She was christened Carole Ganim, then she became Sister Caritas, then Sister Carole and she is now, again, Carole Ganim. She is a woman who was impassioned with what she felt was the spirit of God and wanted to actualize her love in service of others as a nun in the Catholic Church. It was a different time, the ’50s. She left the sisterhood in the ’70s, finally being overwhelmed, or maybe just fully exasperated, with the male dominance in the Church and all its ramifications.
Ramifications? An environment of condescension toward women. This, in part, has prevented women from becoming priests even though there is simply no theological basis for doing so. It has also prevented women from holding key positions within the Church. Let’s see how well excluding women has played out. Do you think there would have been the systemic sexual abuse of children and cover-up?

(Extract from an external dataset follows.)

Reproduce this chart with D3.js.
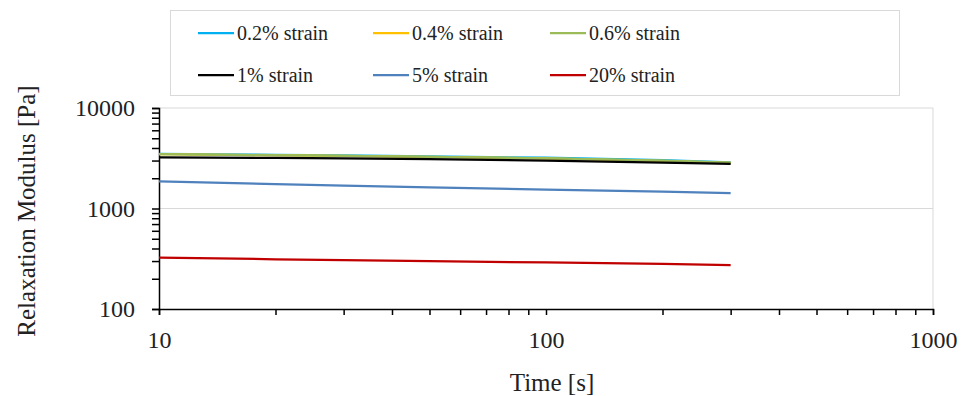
<!DOCTYPE html>
<html>
<head>
<meta charset="utf-8">
<script src="https://cdn.jsdelivr.net/npm/d3@7"></script>
<style>
  html, body { margin: 0; padding: 0; background: #fff; }
  svg { display: block; }
</style>
</head>
<body>
<svg id="chart" width="962" height="396"></svg>
<script>
// ---- data ----
const times = [10, 20, 30, 50, 100, 200, 300];
const seriesNames = ["0.2% strain", "0.4% strain", "0.6% strain", "1% strain", "5% strain", "20% strain"];
const seriesColors = ["#00B0F0", "#FFC000", "#9BBB59", "#000000", "#4F81BD", "#C00000"];
const strain02 = [3500, 3420, 3370, 3300, 3200, 3030, 2880];
const strain04 = [3480, 3390, 3330, 3260, 3150, 2980, 2850];
const strain06 = [3485, 3391, 3338, 3268, 3159, 2990, 2862];
const strain1  = [3232, 3181, 3145, 3102, 2997, 2862, 2772];
const strain5  = [1864, 1744, 1689, 1622, 1542, 1470, 1426];
const strain20 = [324, 312.6, 306.6, 298.9, 290.2, 280.4, 274];
const xTicks = [10, 100, 1000];
const yTicks = [100, 1000, 10000];

const seriesValues = [strain02, strain04, strain06, strain1, strain5, strain20];

const FONT = "'Liberation Serif', 'Times New Roman', serif";

// ---- layout ----
const svg = d3.select("#chart");
const L = 159, R = 933, T = 108, B = 309;
const x = d3.scaleLog().domain([10, 1000]).range([L, R]);
const y = d3.scaleLog().domain([100, 10000]).range([B, T]);

// gridlines
const grid = svg.append("g");
grid.selectAll("line.h").data([1000, 10000]).enter().append("line")
  .attr("x1", L).attr("x2", R)
  .attr("y1", d => y(d)).attr("y2", d => y(d))
  .attr("stroke", "#D9D9D9").attr("stroke-width", 1);
grid.append("line")
  .attr("x1", x(1000)).attr("x2", x(1000))
  .attr("y1", T).attr("y2", B)
  .attr("stroke", "#D9D9D9").attr("stroke-width", 1);

function logTicks(lo, hi) {
  const out = [];
  for (let d = lo; d < hi; d *= 10) for (let k = 1; k <= 9; k++) out.push(d * k);
  out.push(hi);
  return out;
}

const yAxis = d3.axisLeft(y).tickValues(logTicks(100, 10000)).tickSize(7)
  .tickFormat(d => yTicks.includes(d) ? String(d) : "");
const gy = svg.append("g").attr("transform", `translate(${L},0)`).call(yAxis);
gy.attr("font-family", null).attr("font-size", null);
gy.select(".domain").attr("stroke", "#000").attr("stroke-width", 1.5);
gy.selectAll(".tick line").attr("stroke", "#000").attr("stroke-width", 1.5);
gy.selectAll(".tick text").attr("x", -24)
  .style("font-family", FONT).style("font-size", "24px").attr("fill", "#222");

const xAxis = d3.axisBottom(x).tickValues(logTicks(10, 1000)).tickSize(6)
  .tickFormat(d => xTicks.includes(d) ? String(d) : "");
const gx = svg.append("g").attr("transform", `translate(0,${B})`).call(xAxis);
gx.attr("font-family", null).attr("font-size", null);
gx.select(".domain").attr("stroke", "#000").attr("stroke-width", 1.5);
gx.selectAll(".tick line").attr("stroke", "#000").attr("stroke-width", 1.5);
gx.selectAll(".tick text").attr("y", 22)
  .style("font-family", FONT).style("font-size", "24px").attr("fill", "#222");

// lines
const line = d3.line().x(d => x(d[0])).y(d => y(d[1]));
seriesValues.forEach((vals, i) => {
  svg.append("path")
    .datum(times.map((t, j) => [t, vals[j]]))
    .attr("d", line)
    .attr("fill", "none")
    .attr("stroke", seriesColors[i])
    .attr("stroke-width", 2.25)
    .attr("stroke-linejoin", "round");
});

// axis titles
svg.append("text").attr("x", (L + R) / 2 + 6).attr("y", 391)
  .attr("text-anchor", "middle")
  .style("font-family", FONT).style("font-size", "25px").attr("fill", "#222")
  .text("Time [s]");
svg.append("text")
  .attr("transform", `translate(35,${211}) rotate(-90)`)
  .attr("text-anchor", "middle")
  .style("font-family", FONT).style("font-size", "25px").attr("fill", "#222")
  .text("Relaxation Modulus [Pa]");

// legend
const lg = svg.append("g");
lg.append("rect").attr("x", 170.5).attr("y", 10.5).attr("width", 729).attr("height", 85)
  .attr("fill", "#fff").attr("stroke", "#D9D9D9").attr("stroke-width", 1);
const colX = [198, 373, 550];
const rowY = [33, 75];
seriesNames.forEach((name, i) => {
  const cx = colX[i % 3], cy = rowY[Math.floor(i / 3)];
  lg.append("line").attr("x1", cx).attr("x2", cx + 36).attr("y1", cy).attr("y2", cy)
    .attr("stroke", seriesColors[i]).attr("stroke-width", 2.25);
  lg.append("text").attr("x", cx + 39).attr("y", cy + 7)
    .style("font-family", FONT).style("font-size", "20px").attr("fill", "#222")
    .text(name);
});
</script>
</body>
</html>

Do you think the corruption that Pope Francis is now confronting would have been as deep and as widespread? Do you think there would have been an obsession with birth control and divorce, an obsession that has severely reduced the spiritual energy of the Church to deliver the message of Jesus?
Only now is the Church, in the person of Pope Francis, beginning to substantively address its lost ways that Carole Ganim and others knew and felt decades ago. It’s too bad for the Church Pope Francis came around so late….or maybe, Carole Ganim so early. Then again, what’s in a woman’s heart and soul transcends a title. Carole Ganim will always be a sister in the deepest sense of the term.